▸ **Directions for this task**: Examine the records and identify each line that includes the string "chart". Copy those lines.

● ● ● ●

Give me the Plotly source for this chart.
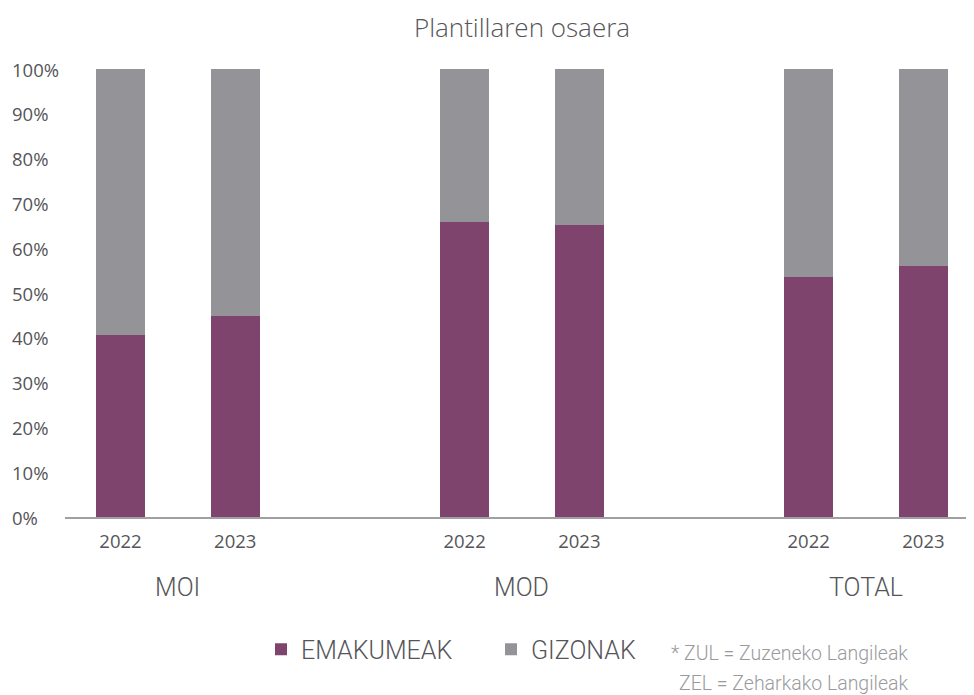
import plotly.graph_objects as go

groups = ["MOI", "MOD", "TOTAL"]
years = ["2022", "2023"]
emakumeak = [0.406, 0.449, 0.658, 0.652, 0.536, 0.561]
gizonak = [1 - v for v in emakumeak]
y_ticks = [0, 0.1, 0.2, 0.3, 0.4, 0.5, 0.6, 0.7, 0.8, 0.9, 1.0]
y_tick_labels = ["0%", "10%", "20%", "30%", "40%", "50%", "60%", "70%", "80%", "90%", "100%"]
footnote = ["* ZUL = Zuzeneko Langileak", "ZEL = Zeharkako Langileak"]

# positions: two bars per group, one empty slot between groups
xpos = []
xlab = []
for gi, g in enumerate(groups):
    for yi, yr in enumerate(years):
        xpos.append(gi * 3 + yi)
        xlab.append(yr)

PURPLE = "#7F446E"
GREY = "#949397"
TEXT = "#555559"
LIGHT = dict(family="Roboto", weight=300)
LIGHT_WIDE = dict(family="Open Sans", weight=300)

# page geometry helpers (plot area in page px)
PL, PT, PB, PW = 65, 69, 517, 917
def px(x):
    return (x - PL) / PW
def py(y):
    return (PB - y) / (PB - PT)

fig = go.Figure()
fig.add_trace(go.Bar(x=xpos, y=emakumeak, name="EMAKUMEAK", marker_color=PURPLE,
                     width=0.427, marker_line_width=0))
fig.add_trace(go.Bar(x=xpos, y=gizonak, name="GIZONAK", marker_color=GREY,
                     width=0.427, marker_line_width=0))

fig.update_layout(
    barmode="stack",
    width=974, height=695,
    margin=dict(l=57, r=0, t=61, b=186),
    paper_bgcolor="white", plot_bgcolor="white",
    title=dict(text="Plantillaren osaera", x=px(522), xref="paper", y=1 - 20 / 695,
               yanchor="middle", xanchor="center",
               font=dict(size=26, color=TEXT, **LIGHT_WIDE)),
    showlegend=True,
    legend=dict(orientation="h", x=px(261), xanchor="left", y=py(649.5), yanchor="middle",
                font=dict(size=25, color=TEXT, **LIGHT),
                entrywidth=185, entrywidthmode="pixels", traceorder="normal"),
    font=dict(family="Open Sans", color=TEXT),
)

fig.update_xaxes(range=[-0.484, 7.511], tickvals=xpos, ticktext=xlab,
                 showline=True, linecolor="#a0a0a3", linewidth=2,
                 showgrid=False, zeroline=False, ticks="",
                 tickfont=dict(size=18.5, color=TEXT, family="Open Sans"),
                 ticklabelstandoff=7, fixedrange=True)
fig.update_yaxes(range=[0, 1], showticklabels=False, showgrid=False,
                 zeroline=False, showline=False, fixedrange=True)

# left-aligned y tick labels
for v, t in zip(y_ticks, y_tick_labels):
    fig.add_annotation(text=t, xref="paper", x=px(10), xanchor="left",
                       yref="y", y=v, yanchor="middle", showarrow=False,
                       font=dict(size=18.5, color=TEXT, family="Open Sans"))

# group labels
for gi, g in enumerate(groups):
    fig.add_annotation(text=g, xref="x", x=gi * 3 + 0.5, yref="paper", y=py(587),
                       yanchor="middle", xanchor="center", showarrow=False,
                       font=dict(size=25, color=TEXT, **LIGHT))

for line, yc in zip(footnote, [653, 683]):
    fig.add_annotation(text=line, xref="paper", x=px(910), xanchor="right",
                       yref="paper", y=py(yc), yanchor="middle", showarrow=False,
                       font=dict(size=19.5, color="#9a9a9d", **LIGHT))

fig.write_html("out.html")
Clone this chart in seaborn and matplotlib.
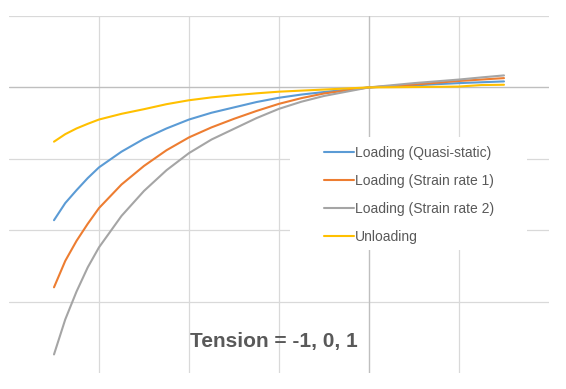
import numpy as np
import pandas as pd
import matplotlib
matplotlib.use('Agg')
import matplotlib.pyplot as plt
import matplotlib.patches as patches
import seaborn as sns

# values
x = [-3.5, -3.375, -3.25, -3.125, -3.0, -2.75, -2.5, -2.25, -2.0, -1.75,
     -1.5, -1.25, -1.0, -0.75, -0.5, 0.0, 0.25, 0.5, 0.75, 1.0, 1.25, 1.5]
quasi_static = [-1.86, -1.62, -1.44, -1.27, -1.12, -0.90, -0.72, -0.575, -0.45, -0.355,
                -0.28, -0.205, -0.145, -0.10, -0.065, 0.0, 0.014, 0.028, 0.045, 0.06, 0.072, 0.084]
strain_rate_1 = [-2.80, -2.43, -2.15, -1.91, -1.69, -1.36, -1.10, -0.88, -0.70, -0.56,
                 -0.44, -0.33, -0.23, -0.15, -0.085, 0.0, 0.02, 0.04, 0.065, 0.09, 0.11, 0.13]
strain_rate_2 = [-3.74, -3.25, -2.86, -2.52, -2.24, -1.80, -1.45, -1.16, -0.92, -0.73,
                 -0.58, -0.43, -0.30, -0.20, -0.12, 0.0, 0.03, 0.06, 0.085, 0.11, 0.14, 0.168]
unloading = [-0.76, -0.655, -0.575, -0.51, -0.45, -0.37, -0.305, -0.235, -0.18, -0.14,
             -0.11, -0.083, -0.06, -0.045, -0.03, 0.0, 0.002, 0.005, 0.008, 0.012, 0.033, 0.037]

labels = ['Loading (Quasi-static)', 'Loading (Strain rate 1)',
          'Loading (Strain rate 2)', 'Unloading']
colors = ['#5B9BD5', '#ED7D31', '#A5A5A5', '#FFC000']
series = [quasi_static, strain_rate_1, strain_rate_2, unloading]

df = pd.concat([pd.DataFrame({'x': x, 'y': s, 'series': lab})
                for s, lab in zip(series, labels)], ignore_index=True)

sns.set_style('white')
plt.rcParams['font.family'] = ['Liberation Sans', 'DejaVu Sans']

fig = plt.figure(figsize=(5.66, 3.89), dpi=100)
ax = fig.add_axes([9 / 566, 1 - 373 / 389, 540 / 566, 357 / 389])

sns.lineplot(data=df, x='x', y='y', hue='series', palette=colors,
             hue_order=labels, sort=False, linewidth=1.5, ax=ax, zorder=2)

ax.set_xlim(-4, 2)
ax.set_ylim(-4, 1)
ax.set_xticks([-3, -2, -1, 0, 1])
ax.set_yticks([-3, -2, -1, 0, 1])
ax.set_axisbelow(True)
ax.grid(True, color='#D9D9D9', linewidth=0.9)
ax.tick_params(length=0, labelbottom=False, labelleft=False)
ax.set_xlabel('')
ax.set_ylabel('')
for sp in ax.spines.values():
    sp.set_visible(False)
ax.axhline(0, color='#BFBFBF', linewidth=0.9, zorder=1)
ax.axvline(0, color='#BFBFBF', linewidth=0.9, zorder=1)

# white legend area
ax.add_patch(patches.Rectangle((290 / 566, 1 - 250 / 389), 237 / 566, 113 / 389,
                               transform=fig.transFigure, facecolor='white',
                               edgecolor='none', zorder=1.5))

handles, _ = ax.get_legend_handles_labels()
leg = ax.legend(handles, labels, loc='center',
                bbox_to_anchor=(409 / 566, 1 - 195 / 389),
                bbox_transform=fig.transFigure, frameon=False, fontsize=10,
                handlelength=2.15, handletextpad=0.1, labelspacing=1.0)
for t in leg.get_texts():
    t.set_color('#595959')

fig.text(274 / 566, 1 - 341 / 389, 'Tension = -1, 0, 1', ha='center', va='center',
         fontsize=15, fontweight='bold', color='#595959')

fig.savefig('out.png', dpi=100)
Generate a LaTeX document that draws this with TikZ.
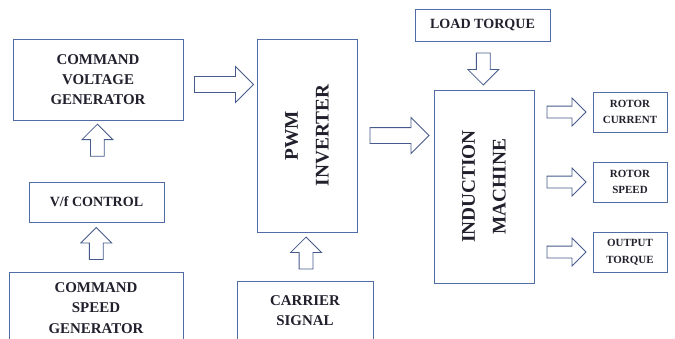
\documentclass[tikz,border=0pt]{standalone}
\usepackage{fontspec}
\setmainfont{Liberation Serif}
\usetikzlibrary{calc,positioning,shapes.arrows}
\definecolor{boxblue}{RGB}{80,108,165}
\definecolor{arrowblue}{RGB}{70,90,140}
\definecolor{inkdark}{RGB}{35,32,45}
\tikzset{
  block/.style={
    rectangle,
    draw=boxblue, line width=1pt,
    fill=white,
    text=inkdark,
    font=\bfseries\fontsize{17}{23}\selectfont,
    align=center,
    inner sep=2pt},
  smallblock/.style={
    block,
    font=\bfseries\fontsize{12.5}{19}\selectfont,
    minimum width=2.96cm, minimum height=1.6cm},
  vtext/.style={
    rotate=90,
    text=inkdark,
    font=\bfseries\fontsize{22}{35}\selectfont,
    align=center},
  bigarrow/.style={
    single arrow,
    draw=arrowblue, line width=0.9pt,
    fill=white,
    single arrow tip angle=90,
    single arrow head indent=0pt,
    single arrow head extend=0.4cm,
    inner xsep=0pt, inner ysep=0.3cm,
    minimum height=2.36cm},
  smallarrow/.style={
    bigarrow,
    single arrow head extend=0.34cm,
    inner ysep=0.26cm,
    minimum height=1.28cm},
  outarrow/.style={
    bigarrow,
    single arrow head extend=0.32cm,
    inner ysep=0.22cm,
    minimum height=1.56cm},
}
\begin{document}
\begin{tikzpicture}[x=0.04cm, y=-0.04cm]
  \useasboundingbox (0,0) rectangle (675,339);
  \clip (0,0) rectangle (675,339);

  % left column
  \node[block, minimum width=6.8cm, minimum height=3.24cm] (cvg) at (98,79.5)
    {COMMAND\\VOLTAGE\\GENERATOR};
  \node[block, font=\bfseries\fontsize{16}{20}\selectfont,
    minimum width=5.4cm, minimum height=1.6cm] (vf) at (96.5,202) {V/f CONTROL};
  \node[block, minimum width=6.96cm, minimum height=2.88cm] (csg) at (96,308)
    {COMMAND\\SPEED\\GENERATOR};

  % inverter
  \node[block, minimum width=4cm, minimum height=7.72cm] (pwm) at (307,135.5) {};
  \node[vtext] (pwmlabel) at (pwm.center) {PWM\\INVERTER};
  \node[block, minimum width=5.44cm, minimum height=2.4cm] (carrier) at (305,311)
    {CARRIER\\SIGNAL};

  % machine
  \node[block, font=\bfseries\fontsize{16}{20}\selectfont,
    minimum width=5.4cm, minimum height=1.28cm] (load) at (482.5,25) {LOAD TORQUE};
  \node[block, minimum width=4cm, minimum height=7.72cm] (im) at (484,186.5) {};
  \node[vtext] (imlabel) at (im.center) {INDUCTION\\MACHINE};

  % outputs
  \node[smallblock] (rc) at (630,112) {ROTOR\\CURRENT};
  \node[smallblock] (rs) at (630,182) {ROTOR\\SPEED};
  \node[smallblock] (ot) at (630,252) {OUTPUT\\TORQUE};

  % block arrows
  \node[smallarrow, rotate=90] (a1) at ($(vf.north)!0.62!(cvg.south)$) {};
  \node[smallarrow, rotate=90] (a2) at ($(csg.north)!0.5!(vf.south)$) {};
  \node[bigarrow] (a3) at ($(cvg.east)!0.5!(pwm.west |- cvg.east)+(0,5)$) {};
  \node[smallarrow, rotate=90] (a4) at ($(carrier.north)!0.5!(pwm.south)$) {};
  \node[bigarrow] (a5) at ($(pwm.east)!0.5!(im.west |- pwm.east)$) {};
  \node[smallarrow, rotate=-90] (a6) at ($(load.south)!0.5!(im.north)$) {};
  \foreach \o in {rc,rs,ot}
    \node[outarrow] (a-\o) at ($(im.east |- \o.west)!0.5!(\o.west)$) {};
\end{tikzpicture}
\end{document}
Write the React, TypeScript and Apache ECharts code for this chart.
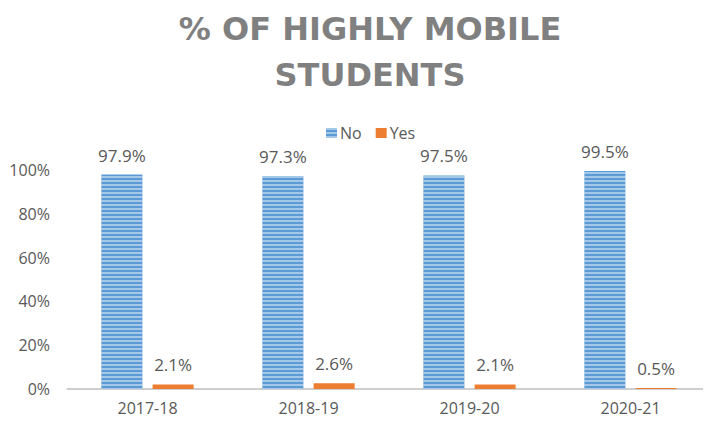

● ● ● ●

▸ **Solution to this problem**:
Give me the Plotly source for this chart.
Clone this chart in seaborn and matplotlib.
Write the React, TypeScript and Apache ECharts code for this chart.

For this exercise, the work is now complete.